> [Stated exercise]
Without the pictures, print the lines running from the beginning of the material to the line containing "0.0464, 0.0319, 0.0221];", both ends included.

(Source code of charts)

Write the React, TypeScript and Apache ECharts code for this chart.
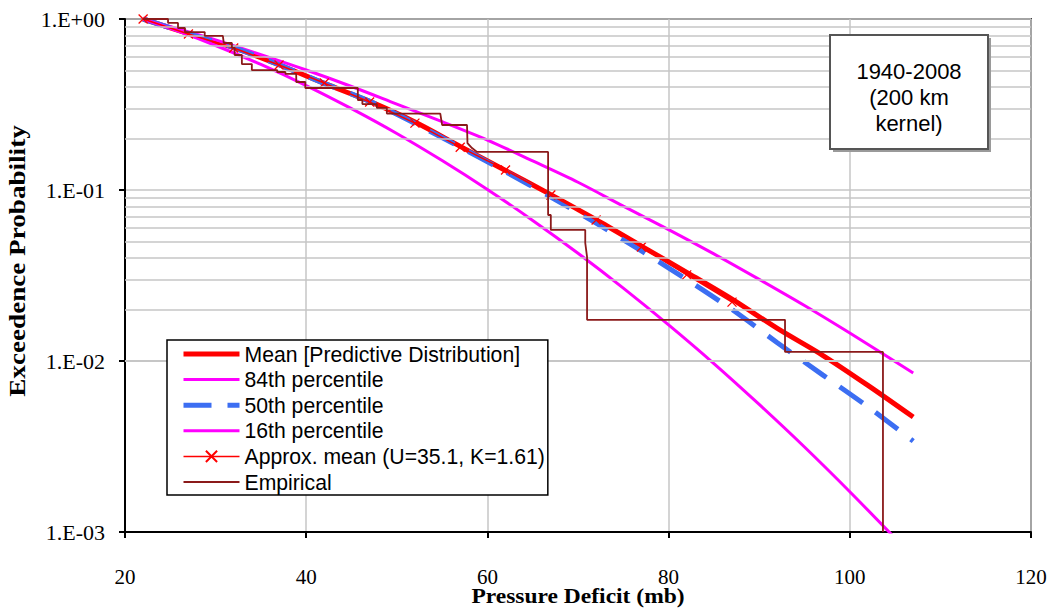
import React, { useEffect, useRef } from 'react';
import * as echarts from 'echarts';

// ---- data ----
const xTicks = [20, 40, 60, 80, 100, 120];
const yTickLabels: Record<string, string> = { '0': '1.E+00', '-1': '1.E-01', '-2': '1.E-02', '-3': '1.E-03' };
const minorGridValues = [
  0.002, 0.003, 0.004, 0.005, 0.006, 0.007, 0.008, 0.009,
  0.02, 0.03, 0.04, 0.05, 0.06, 0.07, 0.08, 0.09,
  0.2, 0.3, 0.4, 0.5, 0.6, 0.7, 0.8, 0.9,
];

const meanX = [22, 27, 32, 37, 42, 47, 52, 57, 62, 67, 72, 77, 82, 87, 92, 97, 102, 107];
const meanP = [1.0, 0.82, 0.68, 0.54, 0.42, 0.33, 0.25, 0.18, 0.13, 0.094, 0.067, 0.047, 0.033, 0.023, 0.0155, 0.0108, 0.0072, 0.0047];
const p50P = [1.0, 0.82, 0.68, 0.54, 0.42, 0.33, 0.245, 0.178, 0.128, 0.091, 0.064, 0.044, 0.030, 0.020, 0.0128, 0.0083, 0.0054, 0.0034];

const p84X = [22, 26, 30, 35, 40, 45, 50, 55, 60, 65, 70, 75, 80, 85, 90, 95, 100, 107];
const p84P = [1.0, 0.871, 0.755, 0.619, 0.503, 0.403, 0.318, 0.251, 0.196, 0.148, 0.111, 0.0805, 0.0587, 0.0423, 0.0300, 0.0211, 0.01456, 0.0085];

const p16X = [22, 26, 30, 35, 40, 45, 50, 55, 60, 65, 70, 75, 80, 85, 90, 95, 100, 105];
const p16P = [1.0, 0.844, 0.700, 0.542, 0.408, 0.299, 0.214, 0.1486, 0.1007, 0.0664, 0.0427, 0.0267, 0.01626, 0.00966, 0.00557, 0.00314, 0.00172, 0.00092];

const approxX = [22, 27, 32, 37, 42, 47, 52, 57, 62, 67, 72, 77, 82, 87];
const approxP = [1.0, 0.817, 0.677, 0.538, 0.422, 0.327, 0.246, 0.178, 0.131, 0.0935, 0.0668, 0.0464, 0.0319, 0.0221];

const empiricalX = [22.0, 24.75, 24.75, 25.85, 25.85, 26.62, 26.62, 28.8, 28.8, 30.8, 30.9, 31.8, 31.8, 32.1, 32.1, 32.9, 32.9, 34.0, 34.0, 36.8, 36.8, 37.7, 37.7, 38.9, 38.9, 39.9, 39.9, 45.7, 45.7, 46.2, 46.2, 47.8, 47.8, 48.9, 48.9, 54.8, 55.0, 57.75, 57.8, 58.3, 58.85, 66.7, 66.7, 67.0, 67.0, 70.8, 70.8, 71.0, 71.0, 92.85, 92.85, 103.66, 103.66];
const empiricalP = [1.0, 1.0, 0.948, 0.948, 0.886, 0.886, 0.839, 0.839, 0.796, 0.796, 0.724, 0.724, 0.677, 0.677, 0.616, 0.616, 0.545, 0.545, 0.503, 0.503, 0.490, 0.490, 0.477, 0.477, 0.428, 0.428, 0.395, 0.395, 0.336, 0.336, 0.318, 0.318, 0.302, 0.302, 0.280, 0.280, 0.240, 0.240, 0.188, 0.176, 0.167, 0.167, 0.0714, 0.0714, 0.0584, 0.0584, 0.049, 0.0406, 0.0174, 0.0174, 0.0113, 0.0113, 0.001];

const legendNames = [
  'Mean [Predictive Distribution]',
  '84th percentile',
  '50th percentile',
  '16th percentile',
  'Approx. mean (U=35.1, K=1.61)',
  'Empirical',
];
const legendLineWidths = [5, 3, 5, 3, 1.5, 1.8];
const legendHasMarker = [false, false, false, false, true, false];
const boxLines = ['1940-2008', '(200 km', 'kernel)'];
const xTitle = 'Pressure Deficit (mb)';
const yTitle = 'Exceedence Probability';

const zip = (xs: number[], ys: number[]) => xs.map((x, i) => [x, ys[i]]);

const SERIF = '"Liberation Serif", "Times New Roman", serif';
const SANS = '"Liberation Sans", Arial, sans-serif';

export default function App() {
  const ref = useRef<HTMLDivElement>(null);
  useEffect(() => {
    if (!ref.current) return;
    const chart = echarts.init(ref.current, undefined, { renderer: 'svg' });
    const gridColor = '#c6c6c6';
    const option: any = {
      animation: false,
      backgroundColor: '#ffffff',
      grid: { left: 125, right: 19, top: 19, bottom: 76, show: true, borderColor: '#404040', borderWidth: 2, backgroundColor: 'transparent' },
      xAxis: {
        type: 'value', min: xTicks[0], max: xTicks[xTicks.length - 1], interval: 20,
        axisLine: { show: true, lineStyle: { color: '#000', width: 2 } },
        axisTick: { show: true, length: 6, lineStyle: { color: '#000', width: 2 } },
        axisLabel: { fontFamily: SERIF, fontSize: 21, color: '#000', margin: 34 },
        splitLine: { show: true, lineStyle: { color: gridColor, width: 1.5 } },
      },
      yAxis: {
        type: 'log', logBase: 10, min: 0.001, max: 1,
        axisLine: { show: true, lineStyle: { color: '#000', width: 2 } },
        axisTick: { show: true, length: 6, lineStyle: { color: '#000', width: 2 } },
        axisLabel: {
          fontFamily: SERIF, fontSize: 22, color: '#000', margin: 20,
          formatter: (v: number) => yTickLabels[String(Math.round(Math.log10(v)))] ?? '',
        },
        splitLine: { show: true, lineStyle: { color: gridColor, width: 1.5 } },
      },
      legend: {
        show: true, orient: 'vertical', left: 167, top: 340, z: 20,
        data: legendNames.map((n, i) => ({
          name: n,
          lineStyle: { width: legendLineWidths[i] },
          itemStyle: legendHasMarker[i] ? undefined : { opacity: 0, borderWidth: 0 },
        })),
        backgroundColor: '#fff', borderColor: '#000', borderWidth: 1.5, borderRadius: 0,
        padding: [3, 3, 2, 14], itemWidth: 56, itemHeight: 14, itemGap: 3.6,
        textStyle: { fontFamily: SANS, fontSize: 21.2, lineHeight: 22, color: '#000' },
        selectedMode: false,
      },
      graphic: [
        {
          type: 'group', left: 829, top: 34, z: 20,
          children: [
            { type: 'rect', z: 20, shape: { x: 3, y: 3, width: 158, height: 114 }, style: { fill: '#9a9a9a' } },
            { type: 'rect', z: 21, shape: { x: 0, y: 0, width: 158, height: 114 }, style: { fill: '#fff', stroke: '#555', lineWidth: 2 } },
            ...boxLines.map((t, i) => ({
              type: 'text', z: 22, x: 79, y: 36 + i * 26,
              style: { text: t, fill: '#000', font: `22px ${SANS}`, textAlign: 'center', textVerticalAlign: 'middle' },
            })),
          ],
        },
        {
          type: 'text', z: 20, x: 578, y: 596, scaleX: 1.12,
          style: { text: xTitle, fill: '#000', font: `bold 21px ${SERIF}`, textAlign: 'center', textVerticalAlign: 'middle' },
        },
        {
          type: 'text', z: 20, x: 17, y: 261, rotation: Math.PI / 2, scaleX: 1.18,
          style: { text: yTitle, fill: '#000', font: `bold 23px ${SERIF}`, textAlign: 'center', textVerticalAlign: 'middle' },
        },
      ],
      series: [
        {
          name: '__grid', type: 'line', data: [[20, 1]], symbol: 'none', silent: true, z: 1,
          lineStyle: { width: 0 },
          markLine: {
            silent: true, symbol: ['none', 'none'], label: { show: false }, animation: false,
            lineStyle: { color: gridColor, width: 1.5, type: 'solid' },
            data: minorGridValues.map((v) => ({ yAxis: v })),
          },
        },
        {
          name: legendNames[0], type: 'line', data: zip(meanX, meanP), symbol: 'none', smooth: 0.3, z: 3,
          lineStyle: { color: '#ff0000', width: 5 }, itemStyle: { color: '#ff0000' },
        },
        {
          name: legendNames[1], type: 'line', data: zip(p84X, p84P), symbol: 'none', smooth: 0.3, z: 3,
          lineStyle: { color: '#ff00ff', width: 3 }, itemStyle: { color: '#ff00ff' },
        },
        {
          name: legendNames[2], type: 'line', data: zip(meanX, p50P), symbol: 'none', smooth: 0.3, z: 3,
          lineStyle: { color: '#3c6ef2', width: 5, type: [28, 16] }, itemStyle: { color: '#3c6ef2' },
        },
        {
          name: legendNames[3], type: 'line', data: zip(p16X, p16P), symbol: 'none', smooth: 0.3, z: 3,
          lineStyle: { color: '#ff00ff', width: 3 }, itemStyle: { color: '#ff00ff' },
        },
        {
          name: legendNames[4], type: 'line', data: zip(approxX, approxP), z: 4,
          symbol: 'path://M0,0L10,10M10,0L0,10', symbolSize: 9, showSymbol: true,
          lineStyle: { color: '#ff0000', width: 1.5 },
          itemStyle: { color: '#ff0000', borderColor: '#ff0000', borderWidth: 1.3 },
        },
        {
          name: legendNames[5], type: 'line', data: zip(empiricalX, empiricalP), symbol: 'none', z: 5,
          lineStyle: { color: '#8b1a1a', width: 1.8 }, itemStyle: { color: '#8b1a1a' },
        },
      ],
    };
    chart.setOption(option);
    return () => chart.dispose();
  }, []);
  return <div ref={ref} style={{ position: 'absolute', left: 0, top: 0, width: 1050, height: 608 }} />;
}
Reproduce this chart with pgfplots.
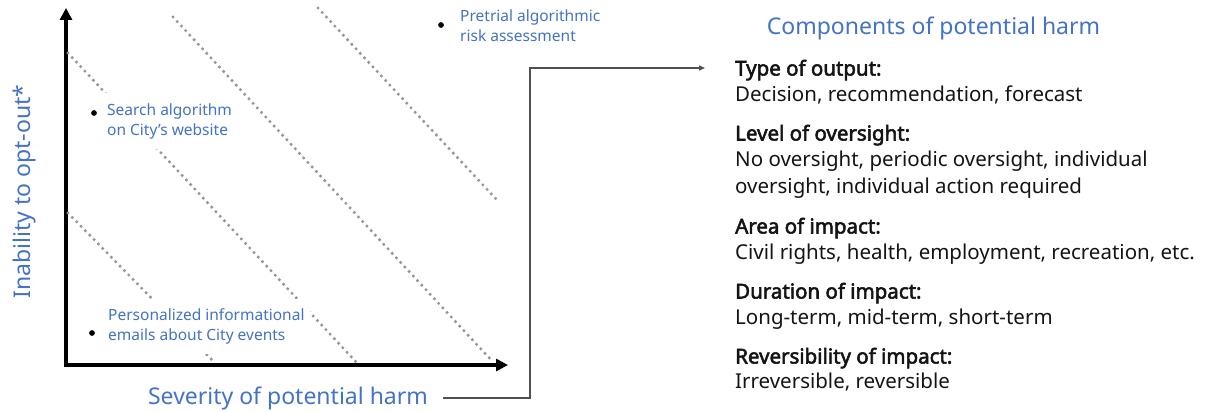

> [Worked solution]
Write the React, TypeScript and Apache ECharts code for this chart.
import React, { useEffect, useRef } from 'react';
import * as echarts from 'echarts';

// ---- data ----
const xTicks = [20, 40, 60, 80, 100, 120];
const yTickLabels: Record<string, string> = { '0': '1.E+00', '-1': '1.E-01', '-2': '1.E-02', '-3': '1.E-03' };
const minorGridValues = [
  0.002, 0.003, 0.004, 0.005, 0.006, 0.007, 0.008, 0.009,
  0.02, 0.03, 0.04, 0.05, 0.06, 0.07, 0.08, 0.09,
  0.2, 0.3, 0.4, 0.5, 0.6, 0.7, 0.8, 0.9,
];

const meanX = [22, 27, 32, 37, 42, 47, 52, 57, 62, 67, 72, 77, 82, 87, 92, 97, 102, 107];
const meanP = [1.0, 0.82, 0.68, 0.54, 0.42, 0.33, 0.25, 0.18, 0.13, 0.094, 0.067, 0.047, 0.033, 0.023, 0.0155, 0.0108, 0.0072, 0.0047];
const p50P = [1.0, 0.82, 0.68, 0.54, 0.42, 0.33, 0.245, 0.178, 0.128, 0.091, 0.064, 0.044, 0.030, 0.020, 0.0128, 0.0083, 0.0054, 0.0034];

const p84X = [22, 26, 30, 35, 40, 45, 50, 55, 60, 65, 70, 75, 80, 85, 90, 95, 100, 107];
const p84P = [1.0, 0.871, 0.755, 0.619, 0.503, 0.403, 0.318, 0.251, 0.196, 0.148, 0.111, 0.0805, 0.0587, 0.0423, 0.0300, 0.0211, 0.01456, 0.0085];

const p16X = [22, 26, 30, 35, 40, 45, 50, 55, 60, 65, 70, 75, 80, 85, 90, 95, 100, 105];
const p16P = [1.0, 0.844, 0.700, 0.542, 0.408, 0.299, 0.214, 0.1486, 0.1007, 0.0664, 0.0427, 0.0267, 0.01626, 0.00966, 0.00557, 0.00314, 0.00172, 0.00092];

const approxX = [22, 27, 32, 37, 42, 47, 52, 57, 62, 67, 72, 77, 82, 87];
const approxP = [1.0, 0.817, 0.677, 0.538, 0.422, 0.327, 0.246, 0.178, 0.131, 0.0935, 0.0668, 0.0464, 0.0319, 0.0221];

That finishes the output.